Transcribe each line of the material as it is, and drop any picture.
— start of DATASET EXTRACT —
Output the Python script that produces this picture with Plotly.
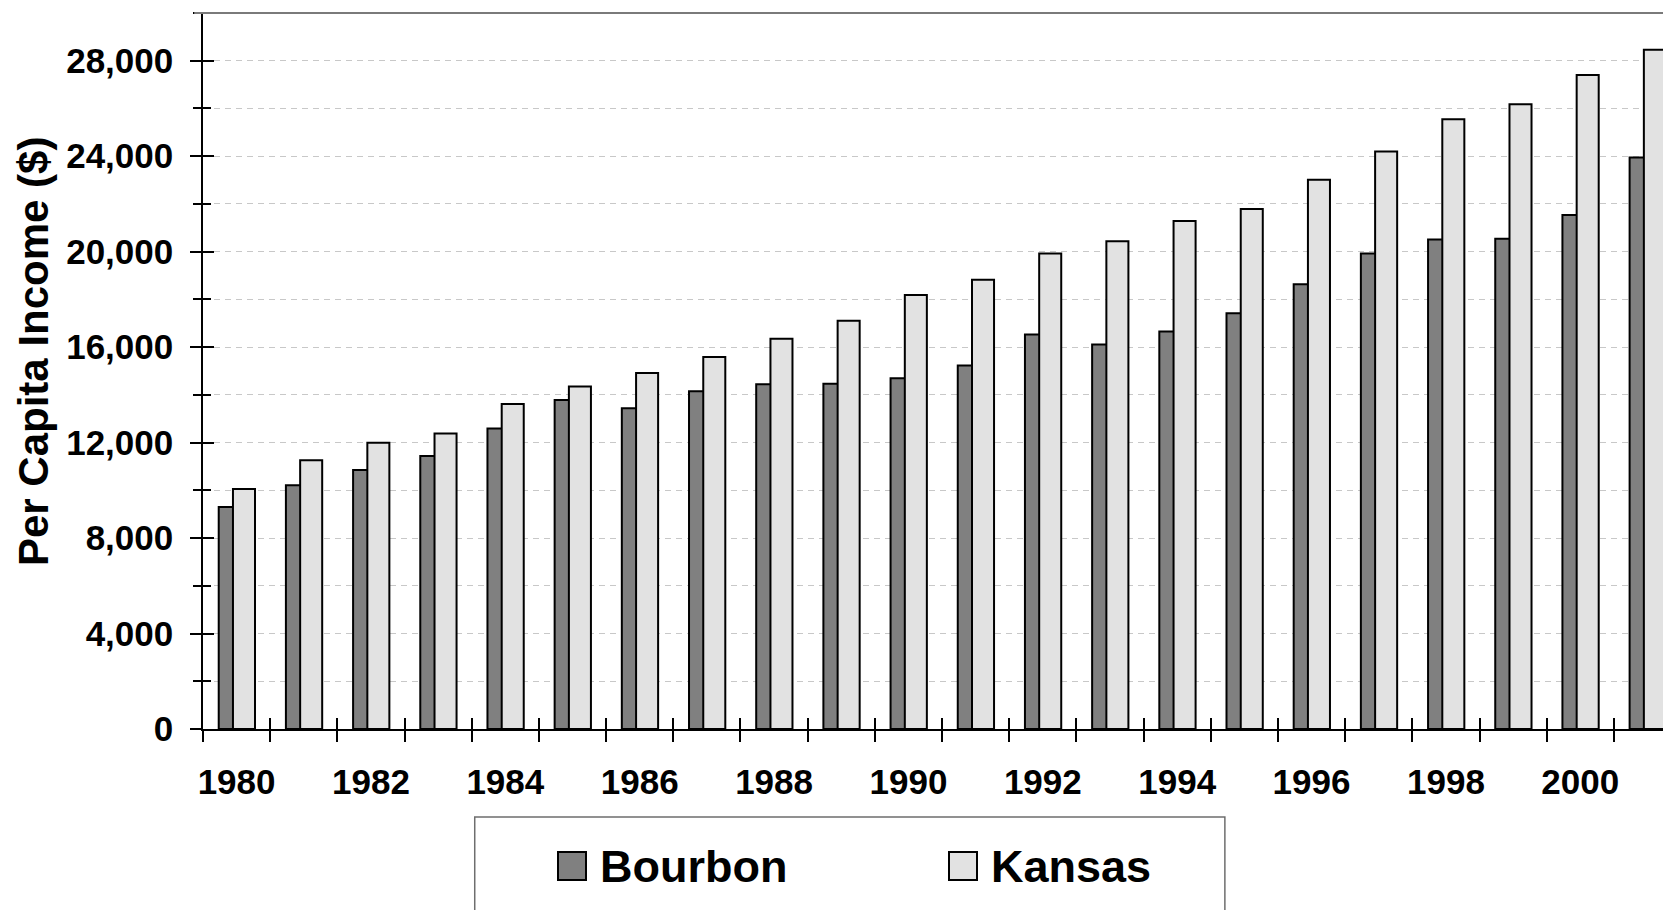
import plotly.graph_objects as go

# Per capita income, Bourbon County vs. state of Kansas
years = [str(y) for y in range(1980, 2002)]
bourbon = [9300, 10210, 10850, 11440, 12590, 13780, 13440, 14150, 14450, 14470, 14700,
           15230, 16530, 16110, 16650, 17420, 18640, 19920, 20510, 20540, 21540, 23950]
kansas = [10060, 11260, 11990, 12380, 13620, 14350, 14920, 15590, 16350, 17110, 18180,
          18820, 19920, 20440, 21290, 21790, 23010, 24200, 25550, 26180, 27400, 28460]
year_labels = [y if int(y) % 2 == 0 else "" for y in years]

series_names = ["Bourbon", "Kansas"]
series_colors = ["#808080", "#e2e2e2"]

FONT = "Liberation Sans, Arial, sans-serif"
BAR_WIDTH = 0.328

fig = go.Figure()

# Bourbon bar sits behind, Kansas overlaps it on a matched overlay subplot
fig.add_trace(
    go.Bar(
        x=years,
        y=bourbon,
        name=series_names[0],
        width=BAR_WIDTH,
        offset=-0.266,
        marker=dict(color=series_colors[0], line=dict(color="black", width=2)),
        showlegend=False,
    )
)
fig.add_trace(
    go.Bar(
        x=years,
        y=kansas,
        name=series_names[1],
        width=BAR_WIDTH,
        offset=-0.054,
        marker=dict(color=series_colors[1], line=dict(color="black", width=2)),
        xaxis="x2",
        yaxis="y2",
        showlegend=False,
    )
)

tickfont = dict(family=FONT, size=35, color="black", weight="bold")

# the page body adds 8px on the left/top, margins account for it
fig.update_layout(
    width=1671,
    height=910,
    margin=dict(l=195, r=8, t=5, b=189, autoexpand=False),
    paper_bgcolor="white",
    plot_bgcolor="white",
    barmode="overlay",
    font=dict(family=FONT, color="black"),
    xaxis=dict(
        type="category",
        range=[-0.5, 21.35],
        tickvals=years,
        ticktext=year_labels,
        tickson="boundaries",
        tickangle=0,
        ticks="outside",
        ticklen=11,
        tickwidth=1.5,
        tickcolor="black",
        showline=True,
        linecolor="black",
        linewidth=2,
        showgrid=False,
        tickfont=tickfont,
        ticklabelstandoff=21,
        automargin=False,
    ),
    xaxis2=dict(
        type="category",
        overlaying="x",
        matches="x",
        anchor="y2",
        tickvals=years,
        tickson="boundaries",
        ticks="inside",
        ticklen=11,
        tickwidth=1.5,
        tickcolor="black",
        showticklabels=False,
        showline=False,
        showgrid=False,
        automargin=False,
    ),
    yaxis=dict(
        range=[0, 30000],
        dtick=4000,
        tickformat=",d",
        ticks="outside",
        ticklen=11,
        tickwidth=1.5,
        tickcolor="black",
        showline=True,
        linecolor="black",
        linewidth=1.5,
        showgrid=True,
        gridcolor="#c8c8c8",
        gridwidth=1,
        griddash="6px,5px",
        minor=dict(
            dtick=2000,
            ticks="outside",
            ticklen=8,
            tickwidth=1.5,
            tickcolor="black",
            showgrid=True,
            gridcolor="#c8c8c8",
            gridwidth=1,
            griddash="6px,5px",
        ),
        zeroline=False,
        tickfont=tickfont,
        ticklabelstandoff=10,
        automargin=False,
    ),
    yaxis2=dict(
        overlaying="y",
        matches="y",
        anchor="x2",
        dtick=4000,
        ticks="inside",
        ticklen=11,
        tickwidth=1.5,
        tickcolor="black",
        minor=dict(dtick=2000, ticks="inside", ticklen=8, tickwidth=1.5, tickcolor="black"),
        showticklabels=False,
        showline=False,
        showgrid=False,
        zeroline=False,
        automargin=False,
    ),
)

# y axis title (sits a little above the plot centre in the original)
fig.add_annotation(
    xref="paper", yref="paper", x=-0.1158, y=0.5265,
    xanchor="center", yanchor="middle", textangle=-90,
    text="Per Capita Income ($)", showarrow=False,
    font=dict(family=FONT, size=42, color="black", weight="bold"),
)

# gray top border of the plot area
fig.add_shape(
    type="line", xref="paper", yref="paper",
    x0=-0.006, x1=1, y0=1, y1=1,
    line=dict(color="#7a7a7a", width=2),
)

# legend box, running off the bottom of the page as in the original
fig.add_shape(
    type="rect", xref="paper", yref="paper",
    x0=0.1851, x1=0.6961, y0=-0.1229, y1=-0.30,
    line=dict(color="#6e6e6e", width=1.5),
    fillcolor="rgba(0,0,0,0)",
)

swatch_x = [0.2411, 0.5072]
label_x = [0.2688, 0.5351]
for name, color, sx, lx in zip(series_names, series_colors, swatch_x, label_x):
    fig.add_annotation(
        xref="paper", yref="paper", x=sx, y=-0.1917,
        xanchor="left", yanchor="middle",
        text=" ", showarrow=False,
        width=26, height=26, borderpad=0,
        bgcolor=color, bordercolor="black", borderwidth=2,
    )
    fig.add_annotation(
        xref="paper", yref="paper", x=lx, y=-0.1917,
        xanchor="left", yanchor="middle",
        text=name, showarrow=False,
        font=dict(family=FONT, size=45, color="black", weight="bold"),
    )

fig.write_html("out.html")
— end of DATASET EXTRACT —
(ANSWER IN FULL):
Output the Python script that produces this picture with Plotly.
import plotly.graph_objects as go

# Per capita income, Bourbon County vs. state of Kansas
years = [str(y) for y in range(1980, 2002)]
bourbon = [9300, 10210, 10850, 11440, 12590, 13780, 13440, 14150, 14450, 14470, 14700,
           15230, 16530, 16110, 16650, 17420, 18640, 19920, 20510, 20540, 21540, 23950]
kansas = [10060, 11260, 11990, 12380, 13620, 14350, 14920, 15590, 16350, 17110, 18180,
          18820, 19920, 20440, 21290, 21790, 23010, 24200, 25550, 26180, 27400, 28460]
year_labels = [y if int(y) % 2 == 0 else "" for y in years]

series_names = ["Bourbon", "Kansas"]
series_colors = ["#808080", "#e2e2e2"]

FONT = "Liberation Sans, Arial, sans-serif"
BAR_WIDTH = 0.328

fig = go.Figure()

# Bourbon bar sits behind, Kansas overlaps it on a matched overlay subplot
fig.add_trace(
    go.Bar(
        x=years,
        y=bourbon,
        name=series_names[0],
        width=BAR_WIDTH,
        offset=-0.266,
        marker=dict(color=series_colors[0], line=dict(color="black", width=2)),
        showlegend=False,
    )
)
fig.add_trace(
    go.Bar(
        x=years,
        y=kansas,
        name=series_names[1],
        width=BAR_WIDTH,
        offset=-0.054,
        marker=dict(color=series_colors[1], line=dict(color="black", width=2)),
        xaxis="x2",
        yaxis="y2",
        showlegend=False,
    )
)

tickfont = dict(family=FONT, size=35, color="black", weight="bold")

# the page body adds 8px on the left/top, margins account for it
fig.update_layout(
    width=1671,
    height=910,
    margin=dict(l=195, r=8, t=5, b=189, autoexpand=False),
    paper_bgcolor="white",
    plot_bgcolor="white",
    barmode="overlay",
    font=dict(family=FONT, color="black"),
    xaxis=dict(
        type="category",
        range=[-0.5, 21.35],
        tickvals=years,
        ticktext=year_labels,
        tickson="boundaries",
        tickangle=0,
        ticks="outside",
        ticklen=11,
        tickwidth=1.5,
        tickcolor="black",
        showline=True,
        linecolor="black",
        linewidth=2,
        showgrid=False,
        tickfont=tickfont,
        ticklabelstandoff=21,
        automargin=False,
    ),
    xaxis2=dict(
        type="category",
        overlaying="x",
        matches="x",
        anchor="y2",
        tickvals=years,
        tickson="boundaries",
        ticks="inside",
        ticklen=11,
        tickwidth=1.5,
        tickcolor="black",
        showticklabels=False,
        showline=False,
        showgrid=False,
        automargin=False,
    ),
    yaxis=dict(
        range=[0, 30000],
        dtick=4000,
        tickformat=",d",
        ticks="outside",
        ticklen=11,
        tickwidth=1.5,
        tickcolor="black",
        showline=True,
        linecolor="black",
        linewidth=1.5,
        showgrid=True,
        gridcolor="#c8c8c8",
        gridwidth=1,
        griddash="6px,5px",
        minor=dict(
            dtick=2000,
            ticks="outside",
            ticklen=8,
            tickwidth=1.5,
            tickcolor="black",
            showgrid=True,
            gridcolor="#c8c8c8",
            gridwidth=1,
            griddash="6px,5px",
        ),
        zeroline=False,
        tickfont=tickfont,
        ticklabelstandoff=10,
        automargin=False,
    ),
    yaxis2=dict(
        overlaying="y",
        matches="y",
        anchor="x2",
        dtick=4000,
        ticks="inside",
        ticklen=11,
        tickwidth=1.5,
        tickcolor="black",
        minor=dict(dtick=2000, ticks="inside", ticklen=8, tickwidth=1.5, tickcolor="black"),
        showticklabels=False,
        showline=False,
        showgrid=False,
        zeroline=False,
        automargin=False,
    ),
)

# y axis title (sits a little above the plot centre in the original)
fig.add_annotation(
    xref="paper", yref="paper", x=-0.1158, y=0.5265,
    xanchor="center", yanchor="middle", textangle=-90,
    text="Per Capita Income ($)", showarrow=False,
    font=dict(family=FONT, size=42, color="black", weight="bold"),
)

# gray top border of the plot area
fig.add_shape(
    type="line", xref="paper", yref="paper",
    x0=-0.006, x1=1, y0=1, y1=1,
    line=dict(color="#7a7a7a", width=2),
)

# legend box, running off the bottom of the page as in the original
fig.add_shape(
    type="rect", xref="paper", yref="paper",
    x0=0.1851, x1=0.6961, y0=-0.1229, y1=-0.30,
    line=dict(color="#6e6e6e", width=1.5),
    fillcolor="rgba(0,0,0,0)",
)

swatch_x = [0.2411, 0.5072]
label_x = [0.2688, 0.5351]
for name, color, sx, lx in zip(series_names, series_colors, swatch_x, label_x):
    fig.add_annotation(
        xref="paper", yref="paper", x=sx, y=-0.1917,
        xanchor="left", yanchor="middle",
        text=" ", showarrow=False,
        width=26, height=26, borderpad=0,
        bgcolor=color, bordercolor="black", borderwidth=2,
    )
    fig.add_annotation(
        xref="paper", yref="paper", x=lx, y=-0.1917,
        xanchor="left", yanchor="middle",
        text=name, showarrow=False,
        font=dict(family=FONT, size=45, color="black", weight="bold"),
    )

fig.write_html("out.html")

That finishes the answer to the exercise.